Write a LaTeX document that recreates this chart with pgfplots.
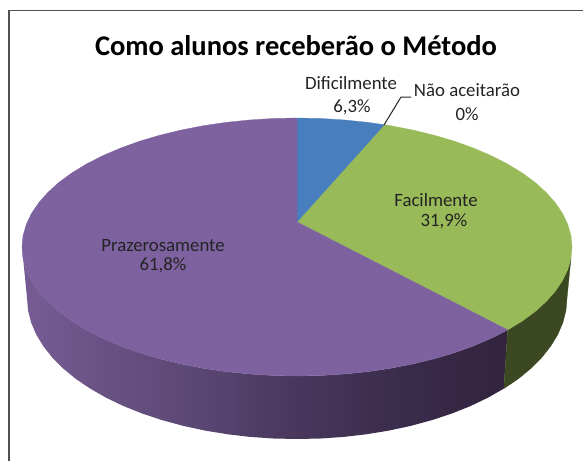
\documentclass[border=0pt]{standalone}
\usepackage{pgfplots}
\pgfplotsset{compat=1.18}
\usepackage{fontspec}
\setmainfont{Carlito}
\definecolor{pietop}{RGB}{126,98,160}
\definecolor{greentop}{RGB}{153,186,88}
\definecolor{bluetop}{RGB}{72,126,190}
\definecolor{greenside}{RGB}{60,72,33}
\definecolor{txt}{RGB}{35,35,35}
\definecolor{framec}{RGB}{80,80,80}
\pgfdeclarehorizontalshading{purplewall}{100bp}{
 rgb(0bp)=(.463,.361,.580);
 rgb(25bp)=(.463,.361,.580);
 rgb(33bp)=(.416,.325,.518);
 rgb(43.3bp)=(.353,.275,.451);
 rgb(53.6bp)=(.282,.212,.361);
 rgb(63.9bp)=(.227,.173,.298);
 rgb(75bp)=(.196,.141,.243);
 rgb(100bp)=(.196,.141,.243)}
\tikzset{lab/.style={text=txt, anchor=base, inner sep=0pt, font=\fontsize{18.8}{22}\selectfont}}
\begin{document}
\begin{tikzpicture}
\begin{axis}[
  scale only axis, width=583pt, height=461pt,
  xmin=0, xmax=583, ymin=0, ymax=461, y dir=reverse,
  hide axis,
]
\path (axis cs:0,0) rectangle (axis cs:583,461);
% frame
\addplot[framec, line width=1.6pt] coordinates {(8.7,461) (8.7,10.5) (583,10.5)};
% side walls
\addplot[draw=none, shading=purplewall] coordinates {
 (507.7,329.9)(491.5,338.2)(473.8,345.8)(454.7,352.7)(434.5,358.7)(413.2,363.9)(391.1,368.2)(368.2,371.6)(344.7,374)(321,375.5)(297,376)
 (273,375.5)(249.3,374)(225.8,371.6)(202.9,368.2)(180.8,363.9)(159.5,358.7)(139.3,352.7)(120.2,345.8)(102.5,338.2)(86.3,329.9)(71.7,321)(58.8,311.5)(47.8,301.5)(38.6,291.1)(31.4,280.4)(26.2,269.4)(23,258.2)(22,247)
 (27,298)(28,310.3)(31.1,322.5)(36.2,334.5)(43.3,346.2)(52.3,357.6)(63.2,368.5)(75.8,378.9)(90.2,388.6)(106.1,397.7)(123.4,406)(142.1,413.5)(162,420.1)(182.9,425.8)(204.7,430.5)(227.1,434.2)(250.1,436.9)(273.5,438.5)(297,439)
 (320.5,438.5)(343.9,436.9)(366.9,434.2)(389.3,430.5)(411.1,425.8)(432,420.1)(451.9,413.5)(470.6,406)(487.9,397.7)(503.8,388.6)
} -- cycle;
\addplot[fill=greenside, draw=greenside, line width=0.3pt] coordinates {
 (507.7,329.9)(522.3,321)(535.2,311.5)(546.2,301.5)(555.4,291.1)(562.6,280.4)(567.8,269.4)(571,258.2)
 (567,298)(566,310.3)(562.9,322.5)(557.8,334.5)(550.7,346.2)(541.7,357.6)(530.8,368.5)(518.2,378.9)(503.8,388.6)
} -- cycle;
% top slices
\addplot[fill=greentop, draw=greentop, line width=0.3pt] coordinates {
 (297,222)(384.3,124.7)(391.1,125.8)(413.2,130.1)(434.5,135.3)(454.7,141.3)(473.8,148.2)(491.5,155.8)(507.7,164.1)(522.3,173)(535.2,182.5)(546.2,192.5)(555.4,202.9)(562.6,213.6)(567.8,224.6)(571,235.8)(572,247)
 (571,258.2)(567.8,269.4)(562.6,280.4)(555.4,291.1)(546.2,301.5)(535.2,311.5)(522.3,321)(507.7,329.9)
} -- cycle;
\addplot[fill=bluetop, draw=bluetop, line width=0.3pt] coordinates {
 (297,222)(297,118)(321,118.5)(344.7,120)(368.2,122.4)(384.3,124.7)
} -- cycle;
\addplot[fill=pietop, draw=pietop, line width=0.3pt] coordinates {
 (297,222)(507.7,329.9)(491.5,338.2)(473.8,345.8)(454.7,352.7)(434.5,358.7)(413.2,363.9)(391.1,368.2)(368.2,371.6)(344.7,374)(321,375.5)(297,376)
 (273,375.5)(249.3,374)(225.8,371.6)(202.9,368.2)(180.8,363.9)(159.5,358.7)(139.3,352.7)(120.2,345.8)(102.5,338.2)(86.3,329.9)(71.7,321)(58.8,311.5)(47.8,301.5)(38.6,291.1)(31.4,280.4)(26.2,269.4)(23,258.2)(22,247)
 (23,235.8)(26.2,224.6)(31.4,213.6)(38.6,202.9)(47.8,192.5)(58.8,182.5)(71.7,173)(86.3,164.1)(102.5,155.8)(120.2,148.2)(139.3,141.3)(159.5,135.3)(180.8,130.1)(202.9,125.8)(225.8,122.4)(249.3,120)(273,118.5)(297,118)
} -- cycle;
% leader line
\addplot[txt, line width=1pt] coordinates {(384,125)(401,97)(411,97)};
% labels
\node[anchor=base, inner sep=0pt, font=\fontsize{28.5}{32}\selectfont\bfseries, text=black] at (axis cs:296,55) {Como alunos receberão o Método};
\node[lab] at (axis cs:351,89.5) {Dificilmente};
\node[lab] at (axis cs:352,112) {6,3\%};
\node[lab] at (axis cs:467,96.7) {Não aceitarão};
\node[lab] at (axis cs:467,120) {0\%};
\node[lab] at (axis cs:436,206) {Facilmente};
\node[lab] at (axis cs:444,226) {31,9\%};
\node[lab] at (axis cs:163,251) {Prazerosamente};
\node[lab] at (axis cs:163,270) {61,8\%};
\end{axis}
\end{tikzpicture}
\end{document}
_ _ _ _
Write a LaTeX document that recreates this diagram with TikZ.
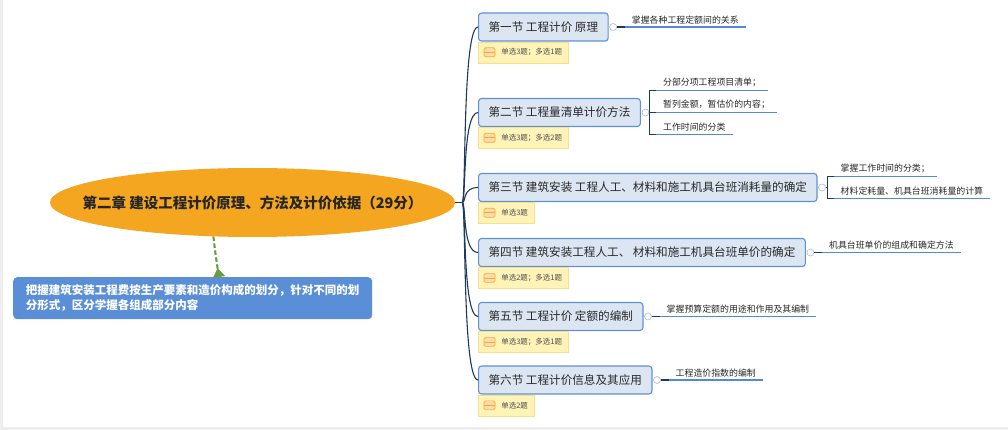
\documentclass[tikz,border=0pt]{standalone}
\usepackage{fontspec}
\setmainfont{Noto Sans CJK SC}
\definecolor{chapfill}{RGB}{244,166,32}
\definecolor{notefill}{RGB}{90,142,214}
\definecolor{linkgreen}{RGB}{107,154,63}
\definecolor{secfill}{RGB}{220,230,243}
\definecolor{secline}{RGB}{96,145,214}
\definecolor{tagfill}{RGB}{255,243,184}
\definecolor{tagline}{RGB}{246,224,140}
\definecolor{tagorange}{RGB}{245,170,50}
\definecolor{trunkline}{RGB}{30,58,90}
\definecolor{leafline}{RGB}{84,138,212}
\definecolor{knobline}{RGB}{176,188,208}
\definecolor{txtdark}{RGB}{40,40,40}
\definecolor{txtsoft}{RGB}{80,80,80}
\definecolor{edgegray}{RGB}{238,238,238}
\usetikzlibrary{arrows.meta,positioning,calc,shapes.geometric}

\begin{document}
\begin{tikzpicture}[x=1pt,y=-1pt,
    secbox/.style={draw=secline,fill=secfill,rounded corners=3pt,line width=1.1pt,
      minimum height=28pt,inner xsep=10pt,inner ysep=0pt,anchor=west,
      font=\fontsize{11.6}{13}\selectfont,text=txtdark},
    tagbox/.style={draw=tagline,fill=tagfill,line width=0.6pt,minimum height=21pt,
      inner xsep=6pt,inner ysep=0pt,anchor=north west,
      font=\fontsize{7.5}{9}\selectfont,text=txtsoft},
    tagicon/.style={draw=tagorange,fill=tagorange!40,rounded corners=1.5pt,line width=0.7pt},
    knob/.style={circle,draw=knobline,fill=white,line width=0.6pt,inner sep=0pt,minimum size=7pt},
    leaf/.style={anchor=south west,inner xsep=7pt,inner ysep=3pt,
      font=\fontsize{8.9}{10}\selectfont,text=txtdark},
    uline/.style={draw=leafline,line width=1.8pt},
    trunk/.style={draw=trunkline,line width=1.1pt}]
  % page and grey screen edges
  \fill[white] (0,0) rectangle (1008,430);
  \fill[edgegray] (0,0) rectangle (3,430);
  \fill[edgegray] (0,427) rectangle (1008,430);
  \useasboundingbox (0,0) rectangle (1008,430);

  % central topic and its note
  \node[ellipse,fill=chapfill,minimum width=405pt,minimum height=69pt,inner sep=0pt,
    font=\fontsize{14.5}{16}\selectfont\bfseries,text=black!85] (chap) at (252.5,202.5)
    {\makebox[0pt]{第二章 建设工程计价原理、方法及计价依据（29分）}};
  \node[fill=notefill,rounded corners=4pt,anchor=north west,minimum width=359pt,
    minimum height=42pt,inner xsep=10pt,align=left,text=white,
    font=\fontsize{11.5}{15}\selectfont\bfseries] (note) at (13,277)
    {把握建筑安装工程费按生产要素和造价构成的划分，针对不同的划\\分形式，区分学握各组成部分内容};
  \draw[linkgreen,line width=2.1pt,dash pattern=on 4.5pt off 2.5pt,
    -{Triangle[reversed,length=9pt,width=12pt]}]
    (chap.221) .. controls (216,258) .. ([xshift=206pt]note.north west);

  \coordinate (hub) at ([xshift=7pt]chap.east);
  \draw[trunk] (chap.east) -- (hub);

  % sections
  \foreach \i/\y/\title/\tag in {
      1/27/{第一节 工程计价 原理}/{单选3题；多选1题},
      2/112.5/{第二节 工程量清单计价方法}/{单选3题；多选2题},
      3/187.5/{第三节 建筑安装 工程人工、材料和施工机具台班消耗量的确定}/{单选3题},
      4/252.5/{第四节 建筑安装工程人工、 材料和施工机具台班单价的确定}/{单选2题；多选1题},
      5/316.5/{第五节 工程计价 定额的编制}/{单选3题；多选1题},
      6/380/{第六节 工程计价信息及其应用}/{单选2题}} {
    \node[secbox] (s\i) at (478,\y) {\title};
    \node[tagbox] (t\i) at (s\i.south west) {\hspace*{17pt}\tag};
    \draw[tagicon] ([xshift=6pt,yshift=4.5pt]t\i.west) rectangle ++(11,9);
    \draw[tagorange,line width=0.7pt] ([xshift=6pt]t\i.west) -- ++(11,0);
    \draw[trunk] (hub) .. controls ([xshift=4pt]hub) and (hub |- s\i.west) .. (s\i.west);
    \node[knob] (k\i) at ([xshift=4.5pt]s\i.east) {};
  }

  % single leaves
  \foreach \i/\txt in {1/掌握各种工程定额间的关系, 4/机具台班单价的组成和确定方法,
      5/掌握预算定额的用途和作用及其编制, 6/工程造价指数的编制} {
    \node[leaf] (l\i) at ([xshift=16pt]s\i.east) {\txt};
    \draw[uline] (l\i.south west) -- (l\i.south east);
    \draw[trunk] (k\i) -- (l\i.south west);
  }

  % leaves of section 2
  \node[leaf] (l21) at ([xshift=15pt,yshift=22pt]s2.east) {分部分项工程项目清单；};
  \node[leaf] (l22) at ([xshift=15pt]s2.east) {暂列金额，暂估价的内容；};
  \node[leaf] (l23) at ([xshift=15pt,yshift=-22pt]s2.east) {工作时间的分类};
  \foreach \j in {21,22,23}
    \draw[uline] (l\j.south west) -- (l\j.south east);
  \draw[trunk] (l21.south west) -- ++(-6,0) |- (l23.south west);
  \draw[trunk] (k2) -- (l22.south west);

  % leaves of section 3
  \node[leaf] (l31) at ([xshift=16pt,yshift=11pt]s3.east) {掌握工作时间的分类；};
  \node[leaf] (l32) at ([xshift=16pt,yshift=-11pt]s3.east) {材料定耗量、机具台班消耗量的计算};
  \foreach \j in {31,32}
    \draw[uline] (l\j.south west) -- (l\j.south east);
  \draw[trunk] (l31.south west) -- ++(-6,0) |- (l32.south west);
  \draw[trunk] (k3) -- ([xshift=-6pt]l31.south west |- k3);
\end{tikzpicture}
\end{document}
_ _ _ _
Task description
Collect each line containing the string "that".

Answer to this problem
Write a LaTeX document that recreates this chart with pgfplots.
Write a LaTeX document that recreates this diagram with TikZ.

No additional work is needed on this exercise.